### Source data ###

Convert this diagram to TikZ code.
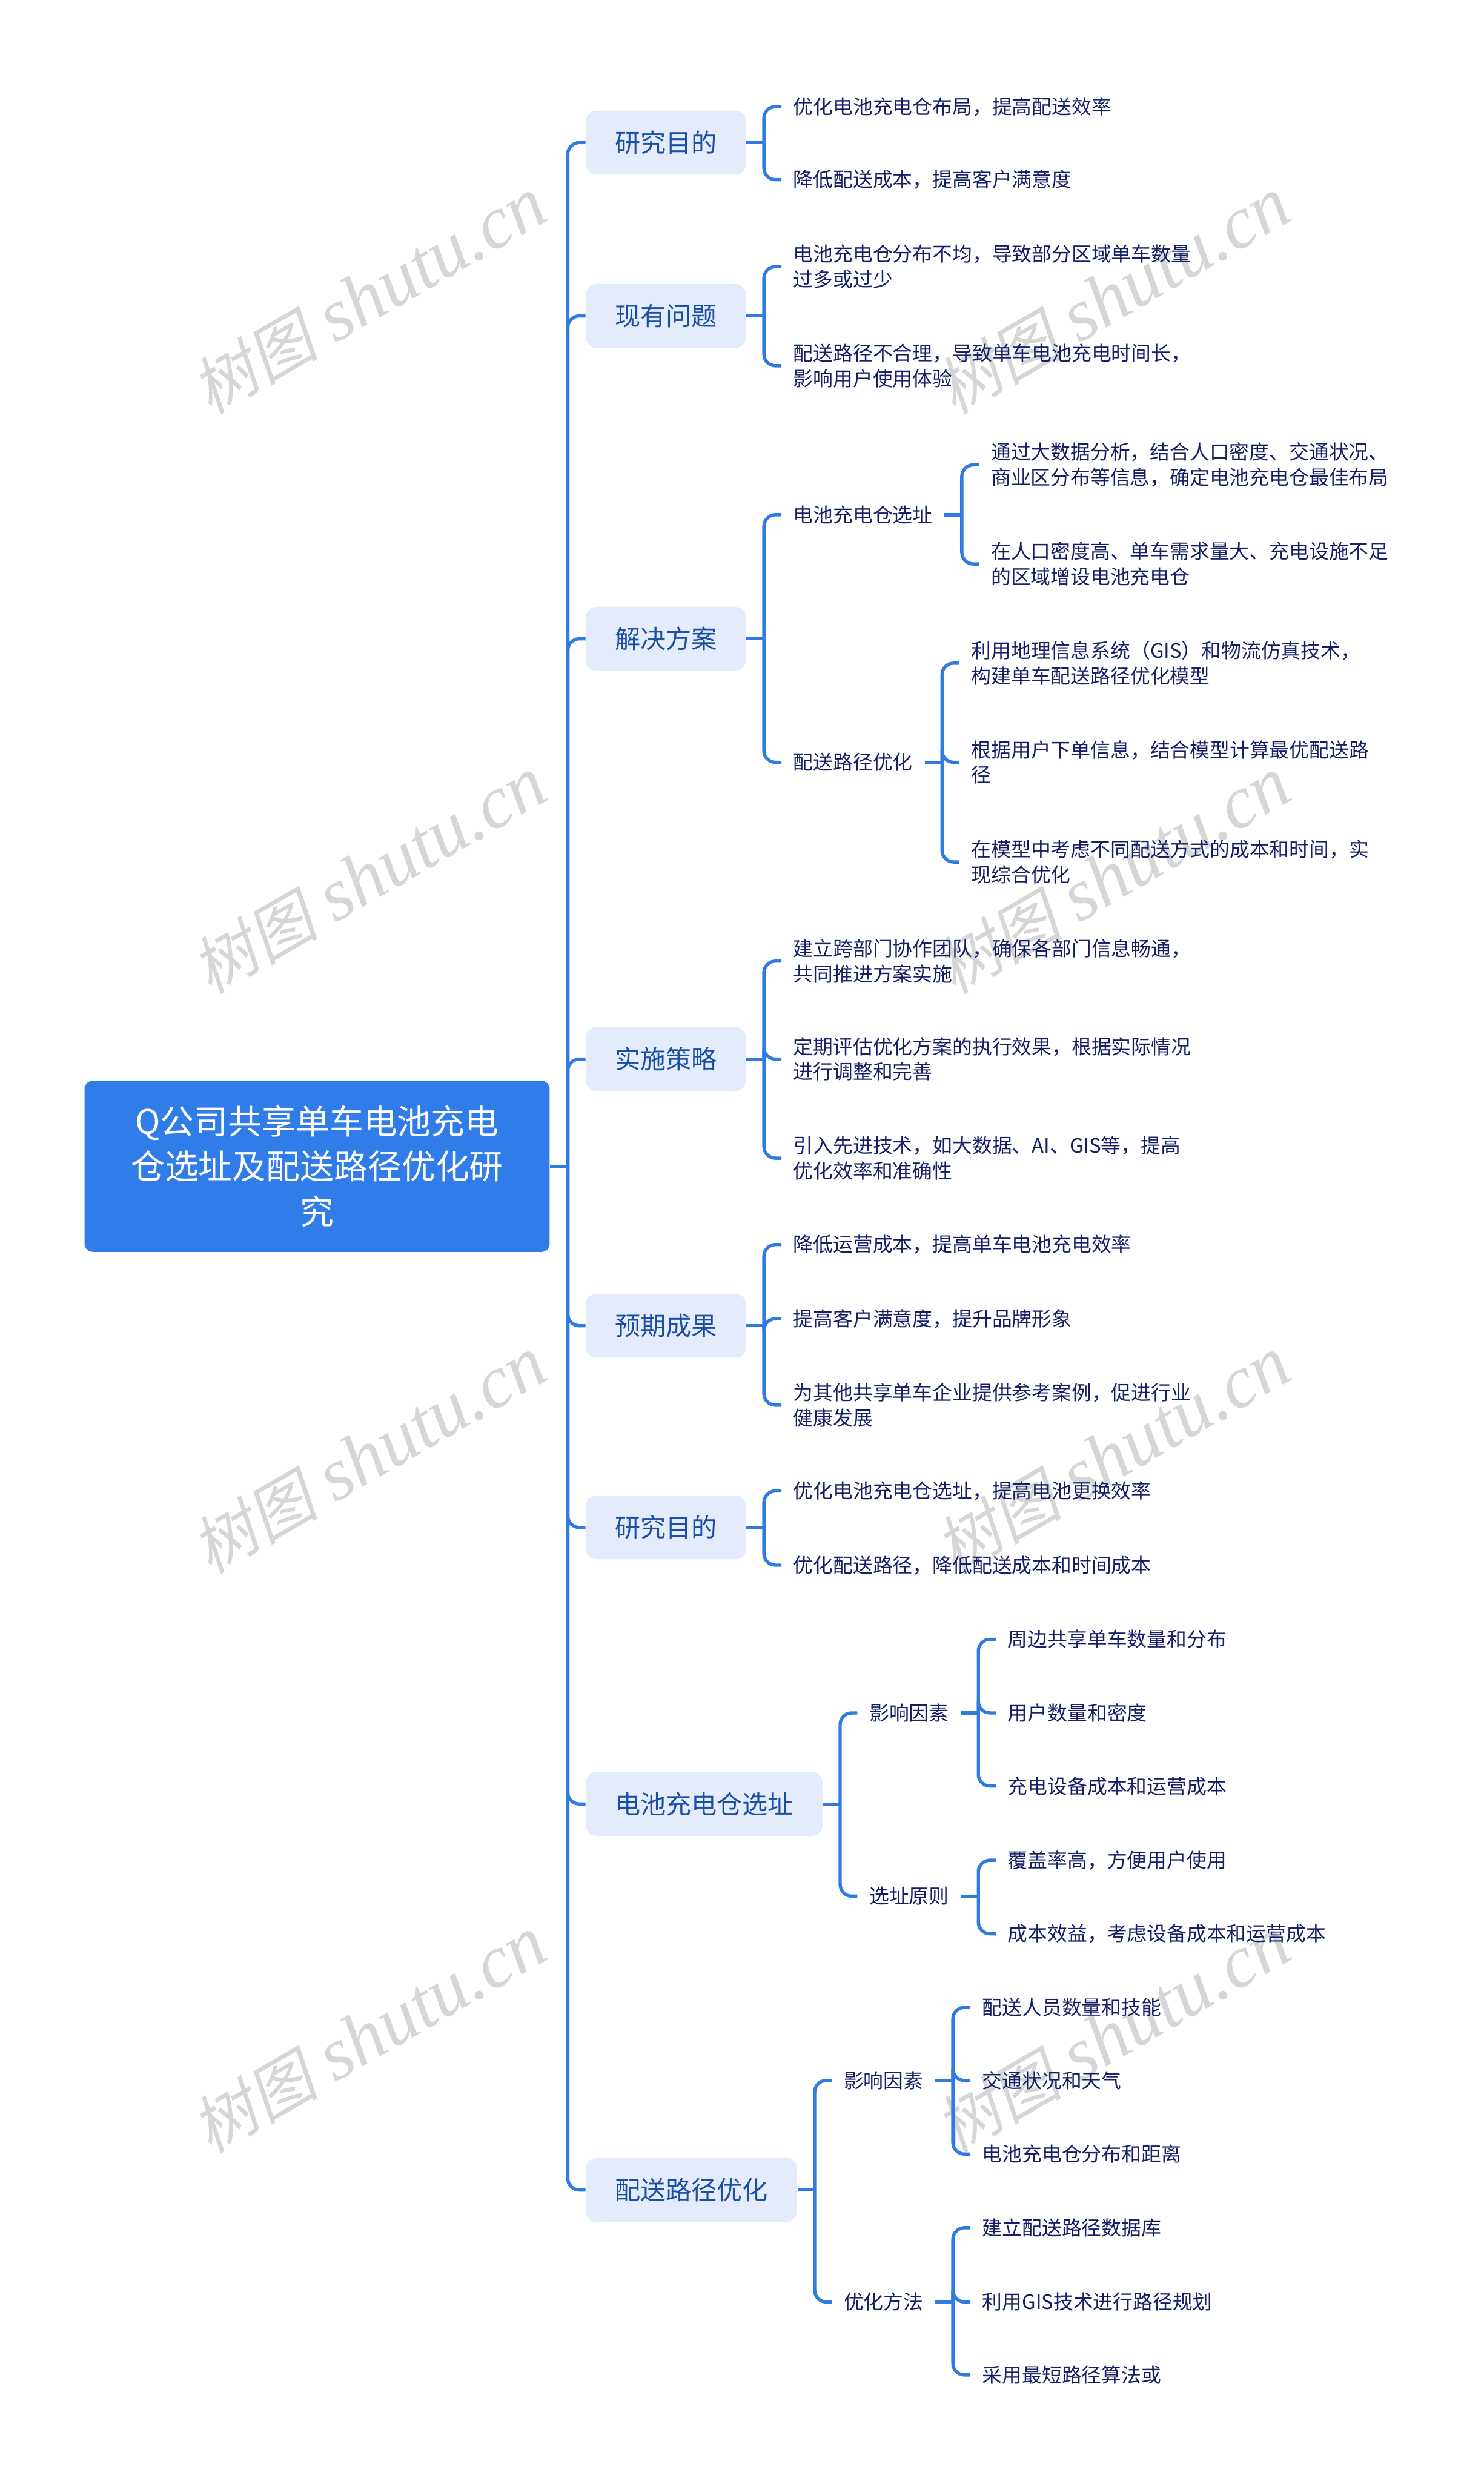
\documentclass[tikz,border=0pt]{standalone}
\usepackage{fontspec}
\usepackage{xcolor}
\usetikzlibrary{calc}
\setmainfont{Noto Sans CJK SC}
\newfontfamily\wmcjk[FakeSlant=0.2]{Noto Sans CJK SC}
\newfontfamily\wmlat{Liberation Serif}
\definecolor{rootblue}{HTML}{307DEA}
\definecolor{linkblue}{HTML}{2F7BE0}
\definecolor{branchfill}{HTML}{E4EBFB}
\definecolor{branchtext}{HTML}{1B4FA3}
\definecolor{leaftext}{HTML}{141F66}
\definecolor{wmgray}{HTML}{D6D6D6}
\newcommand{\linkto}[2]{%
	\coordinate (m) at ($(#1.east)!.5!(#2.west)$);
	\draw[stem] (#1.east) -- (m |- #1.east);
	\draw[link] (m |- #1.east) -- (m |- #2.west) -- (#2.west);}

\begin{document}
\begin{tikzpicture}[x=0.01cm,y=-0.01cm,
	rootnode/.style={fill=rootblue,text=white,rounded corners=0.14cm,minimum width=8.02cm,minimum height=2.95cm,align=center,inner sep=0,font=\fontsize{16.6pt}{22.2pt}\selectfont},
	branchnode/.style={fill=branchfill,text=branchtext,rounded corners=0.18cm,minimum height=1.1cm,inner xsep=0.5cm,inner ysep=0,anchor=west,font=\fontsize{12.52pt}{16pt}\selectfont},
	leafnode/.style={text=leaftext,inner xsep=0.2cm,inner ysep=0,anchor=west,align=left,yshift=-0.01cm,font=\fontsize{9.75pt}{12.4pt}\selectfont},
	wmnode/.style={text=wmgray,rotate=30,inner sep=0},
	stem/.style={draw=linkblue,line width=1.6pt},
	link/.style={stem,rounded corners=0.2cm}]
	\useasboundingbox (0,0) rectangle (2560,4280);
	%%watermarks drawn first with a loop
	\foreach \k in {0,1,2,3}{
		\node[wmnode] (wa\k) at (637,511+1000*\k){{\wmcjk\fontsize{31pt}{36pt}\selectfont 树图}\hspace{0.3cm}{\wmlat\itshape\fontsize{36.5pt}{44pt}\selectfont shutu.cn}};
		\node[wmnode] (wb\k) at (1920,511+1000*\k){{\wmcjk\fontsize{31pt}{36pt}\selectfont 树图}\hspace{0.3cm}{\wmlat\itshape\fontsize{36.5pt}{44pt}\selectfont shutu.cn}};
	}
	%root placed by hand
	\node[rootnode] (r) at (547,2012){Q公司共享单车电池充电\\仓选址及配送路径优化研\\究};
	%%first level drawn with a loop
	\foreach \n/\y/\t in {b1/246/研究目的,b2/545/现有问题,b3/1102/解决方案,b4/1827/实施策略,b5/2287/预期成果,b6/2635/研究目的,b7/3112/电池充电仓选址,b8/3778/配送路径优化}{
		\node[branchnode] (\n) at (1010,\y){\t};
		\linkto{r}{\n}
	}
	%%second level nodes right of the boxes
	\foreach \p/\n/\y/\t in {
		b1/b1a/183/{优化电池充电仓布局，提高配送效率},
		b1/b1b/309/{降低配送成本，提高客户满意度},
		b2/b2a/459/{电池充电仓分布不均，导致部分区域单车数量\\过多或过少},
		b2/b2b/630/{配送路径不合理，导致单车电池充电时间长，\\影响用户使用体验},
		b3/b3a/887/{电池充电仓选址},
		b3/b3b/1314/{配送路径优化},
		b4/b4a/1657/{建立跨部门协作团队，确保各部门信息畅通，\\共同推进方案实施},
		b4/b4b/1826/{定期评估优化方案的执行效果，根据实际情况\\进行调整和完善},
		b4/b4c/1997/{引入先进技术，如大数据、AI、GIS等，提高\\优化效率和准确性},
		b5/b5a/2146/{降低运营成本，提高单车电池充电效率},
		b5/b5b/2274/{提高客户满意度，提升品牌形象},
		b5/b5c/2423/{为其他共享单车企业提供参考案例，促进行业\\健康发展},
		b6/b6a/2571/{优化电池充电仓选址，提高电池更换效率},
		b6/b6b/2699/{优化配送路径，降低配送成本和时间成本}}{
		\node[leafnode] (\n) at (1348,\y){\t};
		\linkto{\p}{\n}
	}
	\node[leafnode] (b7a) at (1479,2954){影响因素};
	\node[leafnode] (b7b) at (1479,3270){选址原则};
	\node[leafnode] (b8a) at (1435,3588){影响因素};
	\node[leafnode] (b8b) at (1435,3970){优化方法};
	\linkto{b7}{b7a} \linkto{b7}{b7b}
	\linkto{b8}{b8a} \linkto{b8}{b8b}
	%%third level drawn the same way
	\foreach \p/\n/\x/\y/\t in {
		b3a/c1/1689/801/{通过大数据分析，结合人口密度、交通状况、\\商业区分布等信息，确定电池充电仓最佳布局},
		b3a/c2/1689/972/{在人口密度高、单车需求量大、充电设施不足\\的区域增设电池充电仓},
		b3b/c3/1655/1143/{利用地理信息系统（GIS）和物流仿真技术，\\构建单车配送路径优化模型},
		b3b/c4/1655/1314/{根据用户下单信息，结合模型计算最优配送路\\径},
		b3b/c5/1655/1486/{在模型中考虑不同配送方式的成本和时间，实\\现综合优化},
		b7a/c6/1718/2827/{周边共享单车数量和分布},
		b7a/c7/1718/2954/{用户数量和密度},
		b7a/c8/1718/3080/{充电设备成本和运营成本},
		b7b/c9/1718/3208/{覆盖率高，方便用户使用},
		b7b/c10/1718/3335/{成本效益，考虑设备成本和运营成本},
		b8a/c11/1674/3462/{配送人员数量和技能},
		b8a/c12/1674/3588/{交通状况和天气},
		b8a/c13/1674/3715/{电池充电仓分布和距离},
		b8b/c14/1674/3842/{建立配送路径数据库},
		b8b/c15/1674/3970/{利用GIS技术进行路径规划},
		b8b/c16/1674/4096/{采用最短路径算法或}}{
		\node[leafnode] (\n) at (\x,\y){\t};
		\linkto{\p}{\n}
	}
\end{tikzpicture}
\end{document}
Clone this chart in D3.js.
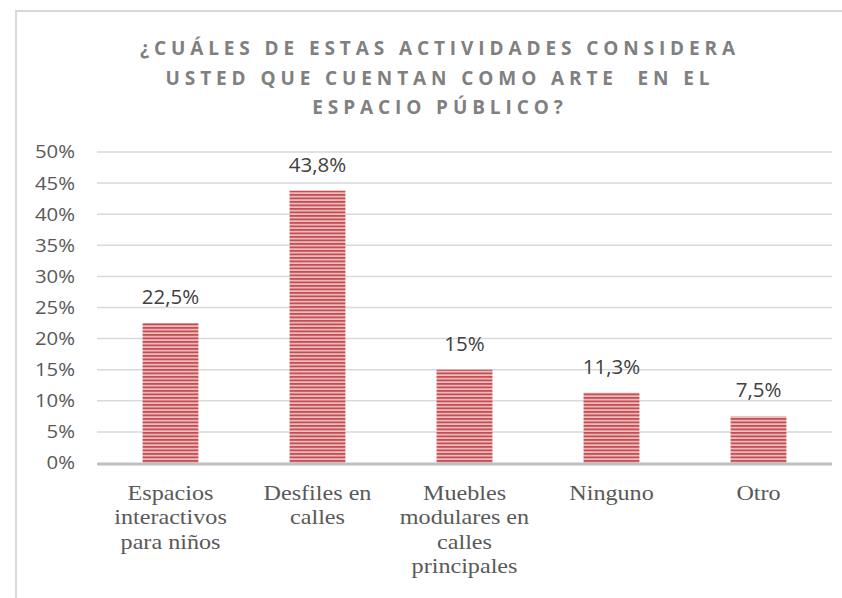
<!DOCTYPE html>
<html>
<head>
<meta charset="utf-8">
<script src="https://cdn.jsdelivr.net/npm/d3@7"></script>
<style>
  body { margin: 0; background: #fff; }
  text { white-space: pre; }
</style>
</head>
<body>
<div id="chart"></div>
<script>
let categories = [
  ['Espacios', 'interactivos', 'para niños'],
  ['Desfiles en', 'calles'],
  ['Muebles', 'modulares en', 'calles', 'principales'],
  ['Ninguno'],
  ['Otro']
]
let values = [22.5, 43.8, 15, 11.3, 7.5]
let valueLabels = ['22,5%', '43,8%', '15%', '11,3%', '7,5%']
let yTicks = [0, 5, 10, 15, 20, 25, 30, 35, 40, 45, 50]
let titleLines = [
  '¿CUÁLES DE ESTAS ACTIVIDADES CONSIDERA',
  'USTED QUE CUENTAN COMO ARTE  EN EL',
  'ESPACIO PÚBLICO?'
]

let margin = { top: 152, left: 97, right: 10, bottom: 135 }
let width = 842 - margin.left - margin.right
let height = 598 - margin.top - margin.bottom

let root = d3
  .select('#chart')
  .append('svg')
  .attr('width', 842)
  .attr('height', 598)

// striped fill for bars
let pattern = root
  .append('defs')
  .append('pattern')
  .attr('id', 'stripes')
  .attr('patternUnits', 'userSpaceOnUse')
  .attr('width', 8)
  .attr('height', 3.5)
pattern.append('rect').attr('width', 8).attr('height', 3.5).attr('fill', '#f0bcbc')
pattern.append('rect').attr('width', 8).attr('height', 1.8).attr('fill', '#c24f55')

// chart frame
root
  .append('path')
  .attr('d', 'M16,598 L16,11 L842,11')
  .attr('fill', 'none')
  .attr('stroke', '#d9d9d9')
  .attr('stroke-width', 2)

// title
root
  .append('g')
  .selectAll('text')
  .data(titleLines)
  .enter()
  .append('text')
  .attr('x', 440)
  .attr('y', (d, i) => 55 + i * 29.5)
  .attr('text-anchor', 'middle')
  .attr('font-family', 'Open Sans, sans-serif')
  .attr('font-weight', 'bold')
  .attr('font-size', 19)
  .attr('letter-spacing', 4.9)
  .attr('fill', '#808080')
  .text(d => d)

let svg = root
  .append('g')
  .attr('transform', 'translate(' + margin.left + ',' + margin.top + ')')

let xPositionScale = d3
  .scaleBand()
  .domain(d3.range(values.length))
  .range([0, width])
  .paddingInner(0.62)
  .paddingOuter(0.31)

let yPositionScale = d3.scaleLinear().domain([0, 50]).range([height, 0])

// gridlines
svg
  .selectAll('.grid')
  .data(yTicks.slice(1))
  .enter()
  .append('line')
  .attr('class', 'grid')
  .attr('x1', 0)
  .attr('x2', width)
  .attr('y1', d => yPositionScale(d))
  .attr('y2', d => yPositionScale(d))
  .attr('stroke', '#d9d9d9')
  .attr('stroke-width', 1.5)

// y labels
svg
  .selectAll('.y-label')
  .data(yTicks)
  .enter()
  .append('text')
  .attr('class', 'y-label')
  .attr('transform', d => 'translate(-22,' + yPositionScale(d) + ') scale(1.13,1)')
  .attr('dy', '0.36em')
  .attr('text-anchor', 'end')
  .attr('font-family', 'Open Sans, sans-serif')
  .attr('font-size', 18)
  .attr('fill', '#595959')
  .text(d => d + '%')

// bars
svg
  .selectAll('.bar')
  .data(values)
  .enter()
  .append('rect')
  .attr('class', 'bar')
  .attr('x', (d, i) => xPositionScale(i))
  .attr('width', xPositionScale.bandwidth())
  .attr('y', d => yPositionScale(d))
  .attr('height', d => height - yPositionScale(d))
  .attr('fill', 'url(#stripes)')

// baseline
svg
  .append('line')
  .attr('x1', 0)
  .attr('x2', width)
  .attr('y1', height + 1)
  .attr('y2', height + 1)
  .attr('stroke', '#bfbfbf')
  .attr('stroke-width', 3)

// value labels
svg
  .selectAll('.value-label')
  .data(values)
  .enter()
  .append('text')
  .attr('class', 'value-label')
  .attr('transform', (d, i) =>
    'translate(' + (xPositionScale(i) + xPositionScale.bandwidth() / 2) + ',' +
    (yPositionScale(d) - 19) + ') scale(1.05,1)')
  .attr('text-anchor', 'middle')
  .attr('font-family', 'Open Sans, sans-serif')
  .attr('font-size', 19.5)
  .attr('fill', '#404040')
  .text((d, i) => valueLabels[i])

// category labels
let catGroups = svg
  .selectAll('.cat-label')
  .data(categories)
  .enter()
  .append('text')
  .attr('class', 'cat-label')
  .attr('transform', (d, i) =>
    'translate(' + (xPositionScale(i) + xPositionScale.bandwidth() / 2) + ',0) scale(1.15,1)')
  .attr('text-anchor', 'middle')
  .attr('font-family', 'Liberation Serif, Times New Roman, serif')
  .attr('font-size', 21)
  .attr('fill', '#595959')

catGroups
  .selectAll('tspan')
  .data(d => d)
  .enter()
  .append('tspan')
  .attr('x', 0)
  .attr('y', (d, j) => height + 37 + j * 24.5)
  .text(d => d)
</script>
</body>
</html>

###

- [Task]: Repeat the lines from where the entries begin to the line with "(m |- #2.west)", both included. Any picture is left out.

- [Exercise output]:
Convert this diagram to TikZ code.
\documentclass[tikz,border=0pt]{standalone}
\usepackage{fontspec}
\usepackage{xcolor}
\usetikzlibrary{calc}
\setmainfont{Noto Sans CJK SC}
\newfontfamily\wmcjk[FakeSlant=0.2]{Noto Sans CJK SC}
\newfontfamily\wmlat{Liberation Serif}
\definecolor{rootblue}{HTML}{307DEA}
\definecolor{linkblue}{HTML}{2F7BE0}
\definecolor{branchfill}{HTML}{E4EBFB}
\definecolor{branchtext}{HTML}{1B4FA3}
\definecolor{leaftext}{HTML}{141F66}
\definecolor{wmgray}{HTML}{D6D6D6}
\newcommand{\linkto}[2]{%
	\coordinate (m) at ($(#1.east)!.5!(#2.west)$);
	\draw[stem] (#1.east) -- (m |- #1.east);
	\draw[link] (m |- #1.east) -- (m |- #2.west) -- (#2.west);}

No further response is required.